Aim. In this paper, we describe the mathematical issues and propose a model to overcome these issues. The simplified model proposed allows us to estimate the CSTV and its standard error.

Method. We have applied the regression and the delta method to the data used in the arcsine-log calibration curve (ALCC) method.

Key results. Based on the given data, a soil test value of 31.5 mg P kg⁻¹ soil is required to achieve 90% relative yield of wheat, which is the middle ground of previously published critical values between the underestimate (21.4 mg kg⁻¹) generated by the ALCC algorithm and the overestimate (40 mg kg⁻¹) generated by the conventional Mitscherlich method.

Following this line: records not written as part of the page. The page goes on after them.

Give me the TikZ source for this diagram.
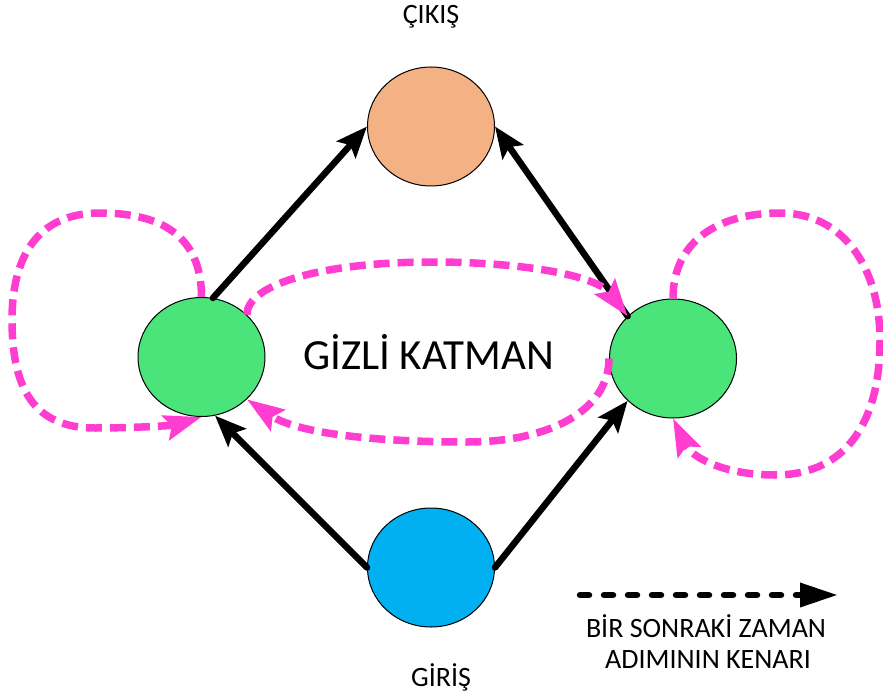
\documentclass[tikz,border=0pt]{standalone}
\usepackage{fontspec}
\setmainfont{Carlito}
\usetikzlibrary{arrows.meta,shapes.geometric}
\definecolor{outfill}{RGB}{244,177,131}
\definecolor{hidfill}{RGB}{74,228,122}
\definecolor{infill}{RGB}{0,176,240}
\definecolor{recur}{RGB}{255,61,209}
\begin{document}
\begin{tikzpicture}[x=1pt,y=-1pt,
  neuron/.style={ellipse,draw=black,line width=1pt,inner sep=0pt,
    minimum width=127pt,minimum height=119pt},
  feed/.style={line width=6.5pt,line cap=round,
    -{Stealth[length=31pt,width=25pt,inset=6pt]}},
  loopedge/.style={recur,line width=7.5pt,dash pattern=on 16pt off 8pt,
    -{Stealth[length=37pt,width=25pt,inset=6pt]}},
  lbl/.style={anchor=base,inner sep=0pt,text=black,
    font=\fontsize{28}{31}\selectfont}]
  \useasboundingbox (0,0) rectangle (883,695);

  % neurons
  \node[neuron,fill=outfill] (out) at (431,126.5) {};
  \node[neuron,fill=hidfill] (hl) at (201.5,357) {};
  \node[neuron,fill=hidfill] (hr) at (673,358.5) {};
  \node[neuron,fill=infill] (in) at (431,567.5) {};

  % labels
  \node[lbl] (tout) at (431,24) {ÇIKIŞ};
  \node[lbl] (tin) at (441,686.5) {GİRİŞ};
  \node[lbl,font=\fontsize{43}{47}\selectfont] (thid) at (428.5,369) {GİZLİ KATMAN};
  \node[lbl] (tleg1) at (706,637) {BİR SONRAKİ ZAMAN};
  \node[lbl] (tleg2) at (708,668) {ADIMININ KENARI};

  % feed-forward connections
  \draw[feed] (hl.79) -- (out.west);
  \draw[feed] (hr.137) -- (out.east);
  \draw[feed] (in.west) -- (hl.-77);
  \draw[feed] (in.east) -- (hr.-137);

  % recurrent connections to the next time step
  \draw[loopedge] (hl.north) .. controls (201.5,235) and (160,213) .. (100,213)
    .. controls (35,213) and (12,260) .. (12,320)
    .. controls (12,390) and (35,428) .. (95,428)
    .. controls (140,428) and (175,425) .. (hl.south);
  \draw[loopedge] (hr.north) .. controls (673,240) and (720,213) .. (780,213)
    .. controls (845,213) and (880,270) .. (880,340)
    .. controls (880,430) and (840,475) .. (775,475)
    .. controls (725,475) and (692,458) .. (hr.south);
  \draw[loopedge] (hl.43) .. controls (247,285) and (320,262) .. (433,262)
    .. controls (520,262) and (596,275) .. (hr.137);
  \draw[loopedge] (hr.west) .. controls (609,410) and (550,442) .. (467,442)
    .. controls (380,442) and (298,434) .. (hl.-43);

  % legend
  \coordinate (legA) at (580,595);
  \coordinate (legB) at (838,595);
  \draw[line width=6.5pt,line cap=round,dash pattern=on 9pt off 15pt,
    -{Triangle[length=38pt,width=23pt]}] (legA) -- (legB);
\end{tikzpicture}
\end{document}
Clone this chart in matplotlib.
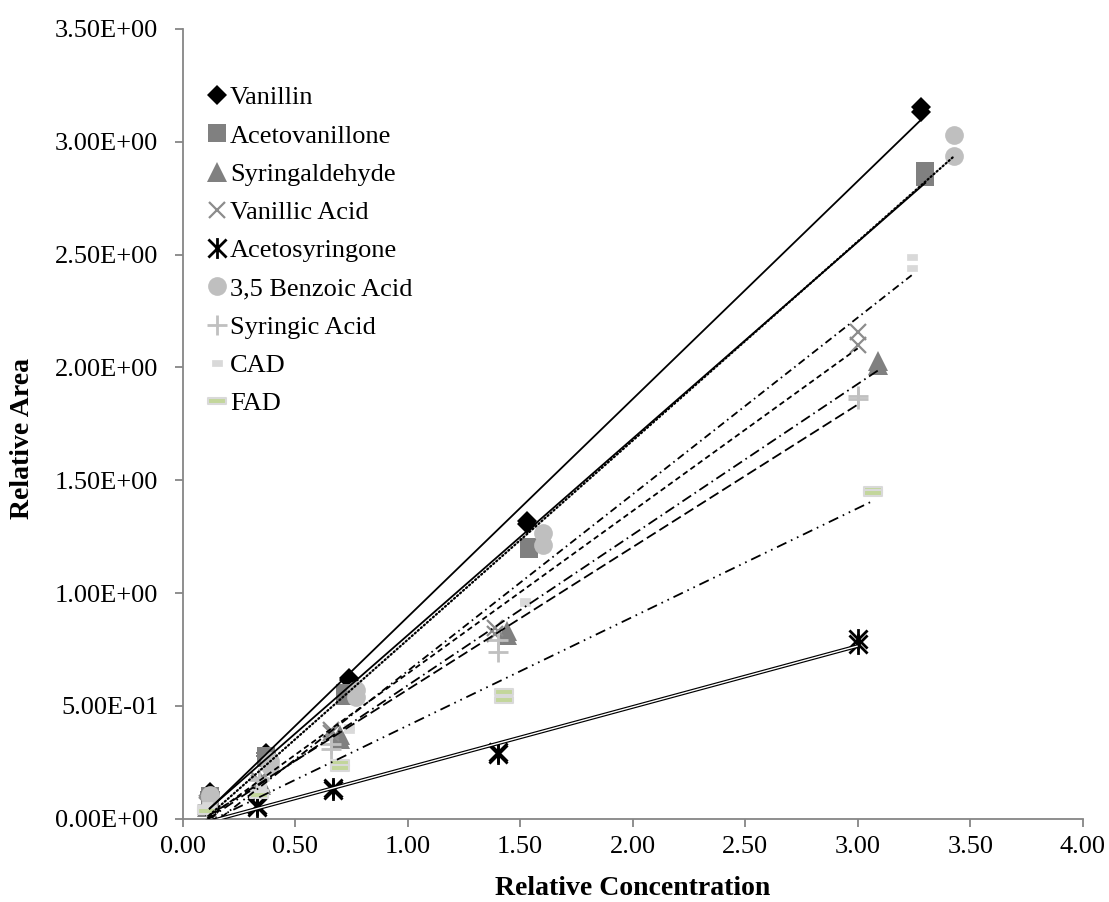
import numpy as np
import matplotlib
matplotlib.use('Agg')
import matplotlib.pyplot as plt
from matplotlib.path import Path
from matplotlib.ticker import FuncFormatter

# ---------------- data ----------------
names = ["Vanillin", "Acetovanillone", "Syringaldehyde", "Vanillic Acid",
         "Acetosyringone", "3,5 Benzoic Acid", "Syringic Acid", "CAD", "FAD"]

vanillin_x = [0.12, 0.37, 0.74, 1.53, 3.28]
vanillin_y1 = [0.120, 0.290, 0.625, 1.320, 3.155]
vanillin_y2 = [0.110, 0.280, 0.615, 1.305, 3.130]

acetovanillone_x = [0.12, 0.37, 0.72, 1.54, 3.30]
acetovanillone_y1 = [0.100, 0.280, 0.555, 1.205, 2.870]
acetovanillone_y2 = [0.095, 0.270, 0.545, 1.195, 2.845]

syringaldehyde_x = [0.11, 0.35, 0.70, 1.44, 3.09]
syringaldehyde_y1 = [0.060, 0.160, 0.370, 0.830, 2.030]
syringaldehyde_y2 = [0.050, 0.150, 0.355, 0.815, 2.010]

vanillic_x = [0.11, 0.34, 0.66, 1.39, 3.00]
vanillic_y1 = [0.070, 0.170, 0.395, 0.845, 2.155]
vanillic_y2 = [0.060, 0.160, 0.380, 0.820, 2.100]

acetosyringone_x = [0.12, 0.33, 0.67, 1.40, 3.00]
acetosyringone_y1 = [0.010, 0.060, 0.135, 0.295, 0.795]
acetosyringone_y2 = [0.005, 0.050, 0.125, 0.285, 0.775]

benzoic_x = [0.12, 0.39, 0.77, 1.60, 3.43]
benzoic_y1 = [0.105, 0.255, 0.570, 1.265, 3.030]
benzoic_y2 = [0.095, 0.235, 0.540, 1.215, 2.935]

syringic_x = [0.11, 0.34, 0.66, 1.40, 3.00]
syringic_y1 = [0.060, 0.180, 0.330, 0.790, 1.875]
syringic_y2 = [0.050, 0.170, 0.310, 0.740, 1.860]

cad_x = [0.11, 0.35, 0.74, 1.52, 3.24]
cad_y1 = [0.060, 0.150, 0.405, 0.965, 2.490]
cad_y2 = [0.050, 0.140, 0.395, 0.955, 2.440]

fad_x = [0.11, 0.34, 0.70, 1.43, 3.07]
fad_y1 = [0.045, 0.115, 0.245, 0.563, 1.456]
fad_y2 = [0.035, 0.105, 0.223, 0.526, 1.442]

x_ticks = [0.0, 0.5, 1.0, 1.5, 2.0, 2.5, 3.0, 3.5, 4.0]
y_ticks = [0.0, 0.5, 1.0, 1.5, 2.0, 2.5, 3.0, 3.5]

# ---------------- style ----------------
plt.rcParams['font.family'] = ['Liberation Serif', 'DejaVu Serif']
plt.rcParams['lines.scale_dashes'] = False

star = Path([(-1, -1), (1, 1), (-1, 1), (1, -1), (0, -1.15), (0, 1.15)],
            [Path.MOVETO, Path.LINETO, Path.MOVETO, Path.LINETO, Path.MOVETO, Path.LINETO])
cad_rect = Path([(-1, -0.55), (1, -0.55), (1, 0.55), (-1, 0.55), (-1, -0.55)],
                [Path.MOVETO, Path.LINETO, Path.LINETO, Path.LINETO, Path.CLOSEPOLY])
fad_rect = Path([(-1, -0.3), (1, -0.3), (1, 0.3), (-1, 0.3), (-1, -0.3)],
                [Path.MOVETO, Path.LINETO, Path.LINETO, Path.LINETO, Path.CLOSEPOLY])

LW = 1.3
series = [
    (vanillin_x, vanillin_y1, vanillin_y2,
     dict(marker='D', ms=10.5, mfc='black', mec='black', mew=0),
     dict(ls='-', lw=LW)),
    (acetovanillone_x, acetovanillone_y1, acetovanillone_y2,
     dict(marker='s', ms=13, mfc='#808080', mec='#808080', mew=0),
     dict(ls='-', lw=LW)),
    (syringaldehyde_x, syringaldehyde_y1, syringaldehyde_y2,
     dict(marker='^', ms=14, mfc='#808080', mec='#808080', mew=0),
     dict(ls=(0, (7.5, 3.0, 1.2, 3.0)), lw=LW)),
    (vanillic_x, vanillic_y1, vanillic_y2,
     dict(marker='x', ms=12, mfc='none', mec='#8C8C8C', mew=1.6),
     dict(ls=(0, (4.0, 2.6)), lw=LW)),
    (acetosyringone_x, acetosyringone_y1, acetosyringone_y2,
     dict(marker=star, ms=15, mfc='none', mec='black', mew=2.0),
     None),
    (benzoic_x, benzoic_y1, benzoic_y2,
     dict(marker='o', ms=13.5, mfc='#BFBFBF', mec='#BFBFBF', mew=0),
     dict(ls=(0, (0.9, 2.0)), lw=1.6, dash_capstyle='round')),
    (syringic_x, syringic_y1, syringic_y2,
     dict(marker='+', ms=14, mfc='none', mec='#C0C0C0', mew=2.0),
     dict(ls=(0, (7.5, 3.2)), lw=LW)),
    (cad_x, cad_y1, cad_y2,
     dict(marker=cad_rect, ms=7.5, mfc='#D9D9D9', mec='#D9D9D9', mew=0.5),
     dict(ls=(0, (5.5, 2.8, 1.2, 2.8)), lw=LW)),
    (fad_x, fad_y1, fad_y2,
     dict(marker=fad_rect, ms=13.5, mfc='#C3D69B', mec='#D9D9D9', mew=1.5),
     dict(ls=(0, (7.5, 3.6, 1.2, 3.6, 1.2, 3.6)), lw=LW)),
]

fig = plt.figure(figsize=(11.09, 9.02), dpi=100)
ax = fig.add_axes([182.7 / 1109, 83.3 / 902, 900 / 1109, 789.7 / 902])

for name, (x, y1, y2, mk, ln) in zip(names, series):
    x = np.asarray(x, float)
    ax.plot(x, y1, ls='none', label=name, zorder=2, **mk)
    ax.plot(x, y2, ls='none', zorder=2, **mk)
    coef = np.polyfit(np.r_[x, x], np.r_[y1, y2], 1)
    xs = np.array([x.min(), x.max()])
    ys = np.polyval(coef, xs)
    if ln is None:
        ax.plot(xs, ys, color='black', lw=2.7, solid_capstyle='butt', zorder=3)
        ax.plot(xs, ys, color='white', lw=1.0, solid_capstyle='butt', zorder=3.1)
    else:
        ax.plot(xs, ys, color='black', zorder=3, **ln)

ax.set_xlim(0, 4)
ax.set_ylim(0, 3.5)
ax.set_xticks(x_ticks)
ax.set_yticks(y_ticks)
ax.xaxis.set_major_formatter(FuncFormatter(lambda v, p: f"{v:.2f}"))
ax.yaxis.set_major_formatter(FuncFormatter(lambda v, p: f"{v:.2E}"))

for s in ['top', 'right']:
    ax.spines[s].set_visible(False)
for s in ['left', 'bottom']:
    ax.spines[s].set_color('#868686')
    ax.spines[s].set_linewidth(1.3)
ax.tick_params(axis='both', direction='out', length=5.5, width=1.3, color='#868686',
               labelsize=19, labelcolor='black')
ax.tick_params(axis='x', pad=7)
ax.tick_params(axis='y', pad=12)

ax.set_xlabel("Relative Concentration", fontsize=20, fontweight='bold', va='center')
ax.xaxis.set_label_coords(0.5, -0.088)
ax.set_ylabel("Relative Area", fontsize=20, fontweight='bold', va='center')
ax.yaxis.set_label_coords(-0.178, 0.482)

leg = ax.legend(loc='upper left', bbox_to_anchor=(208.8 / 1109, 1 - 86 / 902),
                bbox_transform=fig.transFigure, frameon=False, fontsize=19,
                handlelength=0.6, handletextpad=0.2, labelspacing=0.56,
                borderpad=0, borderaxespad=0, numpoints=1)

fig.savefig('out.png', dpi=100)
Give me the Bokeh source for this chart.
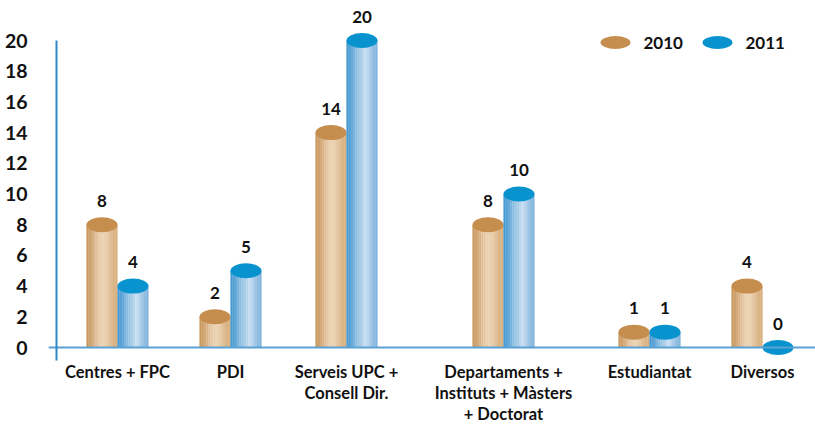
from bokeh.plotting import figure
from bokeh.models import Range1d, FixedTicker
from bokeh.embed import file_html
from bokeh.resources import INLINE
from bokeh.core.properties import value

# ---- data ----
categories = ["Centres + FPC", "PDI", "Serveis UPC +\nConsell Dir.",
              "Departaments +\nInstituts + Màsters\n+ Doctorat", "Estudiantat", "Diversos"]
values_2010 = [8, 2, 14, 8, 1, 4]
values_2011 = [4, 5, 20, 10, 1, 0]
series_names = ["2010", "2011"]
y_ticks = [0, 2, 4, 6, 8, 10, 12, 14, 16, 18, 20]

# ---- layout (x in px-like units from frame left) ----
cat_x = [69, 182, 298, 455, 601, 714]
bar_w = 31
px_per_unit = 15.35
fig_w, fig_h = 815, 425
zero_screen = 347
FONT = "Lato"

p = figure(width=fig_w, height=fig_h, output_backend="svg", toolbar_location=None,
           x_range=Range1d(0, fig_w - 48),
           y_range=Range1d(-(fig_h - zero_screen) / px_per_unit, zero_screen / px_per_unit),
           x_axis_location=None,
           min_border_left=48, min_border_right=0, min_border_top=0, min_border_bottom=0)
p.outline_line_color = None
p.grid.grid_line_color = None
p.background_fill_color = "white"

# y axis
ya = p.yaxis[0]
ya.ticker = FixedTicker(ticks=y_ticks)
ya.axis_line_color = None
ya.major_tick_line_color = None
ya.minor_tick_line_color = None
ya.major_label_standoff = 15
ya.major_label_text_font = FONT
ya.major_label_text_font_style = "bold"
ya.major_label_text_font_size = "19.5px"
ya.major_label_text_color = "#111111"

# category labels under the baseline
p.text(x=cat_x, y=[-14 / px_per_unit] * len(cat_x), text=categories,
       text_align="center", text_baseline="top", text_line_height=1.06,
       text_font=value(FONT), text_font_style="bold", text_font_size="16.5px", text_color="#111111")


def hex2rgb(h):
    h = h.lstrip("#")
    return tuple(int(h[i:i + 2], 16) for i in (0, 2, 4))


def grad(stops, t):
    for (t0, c0), (t1, c1) in zip(stops, stops[1:]):
        if t0 <= t <= t1:
            f = (t - t0) / (t1 - t0) if t1 > t0 else 0
            a, b = hex2rgb(c0), hex2rgb(c1)
            return "#%02x%02x%02x" % tuple(int(round(a[i] + (b[i] - a[i]) * f)) for i in range(3))
    return stops[-1][1]


styles = {
    "2010": dict(stops=[(0, "#C69357"), (0.5, "#EDD6B8"), (1, "#D6AB78")], top="#C68E4E", off=-bar_w / 2),
    "2011": dict(stops=[(0, "#3F95CF"), (0.6, "#C8DEF1"), (1, "#7AAFDB")], top="#0893CE", off=bar_w / 2),
}

nstrip = 14
for name, vals in zip(series_names, [values_2010, values_2011]):
    st = styles[name]
    xs = [cx + st["off"] for cx in cat_x]
    sw = bar_w / nstrip
    for k in range(nstrip):
        t = (k + 0.5) / nstrip
        col = grad(st["stops"], t)
        p.vbar(x=[x - bar_w / 2 + sw * (k + 0.5) for x in xs], width=sw * 1.08, bottom=0, top=vals,
               fill_color=col, line_color=None)
    p.ellipse(x=xs, y=vals, width=bar_w, height=15 / px_per_unit, fill_color=st["top"], line_color=None)
    p.text(x=xs, y=vals, text=[str(v) for v in vals], y_offset=-24,
           text_align="center", text_baseline="middle",
           text_font=value(FONT), text_font_style="bold", text_font_size="17px", text_color="#111111")

# axis lines
p.segment(x0=[0], y0=[0], x1=[fig_w - 48], y1=[0], line_color="#5AA2D4", line_width=2)
p.segment(x0=[8], y0=[-13 / px_per_unit], x1=[8], y1=[20], line_color="#2F88C8", line_width=2)

# legend
leg_x = [567, 669]
leg_y = (zero_screen - 42) / px_per_unit
for name, lx in zip(series_names, leg_x):
    p.ellipse(x=[lx], y=[leg_y], width=30, height=13 / px_per_unit,
              fill_color=styles[name]["top"], line_color=None)
    p.text(x=[lx + 28], y=[leg_y], text=[name], text_align="left", text_baseline="middle",
           text_font=value(FONT), text_font_style="bold", text_font_size="17px", text_color="#111111")

open("out.html", "w").write(file_html(p, INLINE))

Conclusions. Advantages of this method are: (1) simple to apply to any data sets; and (2) easy to incorporate other covariates into the models. This method should be applied for computing estimates of CSTV and its standard error because it overcomes the contentious issue of the division of the y-axis by the correlation coefficient.

Implication. The proposed method should replace the ALCC algorithm and the current P values used in farming may need to be updated.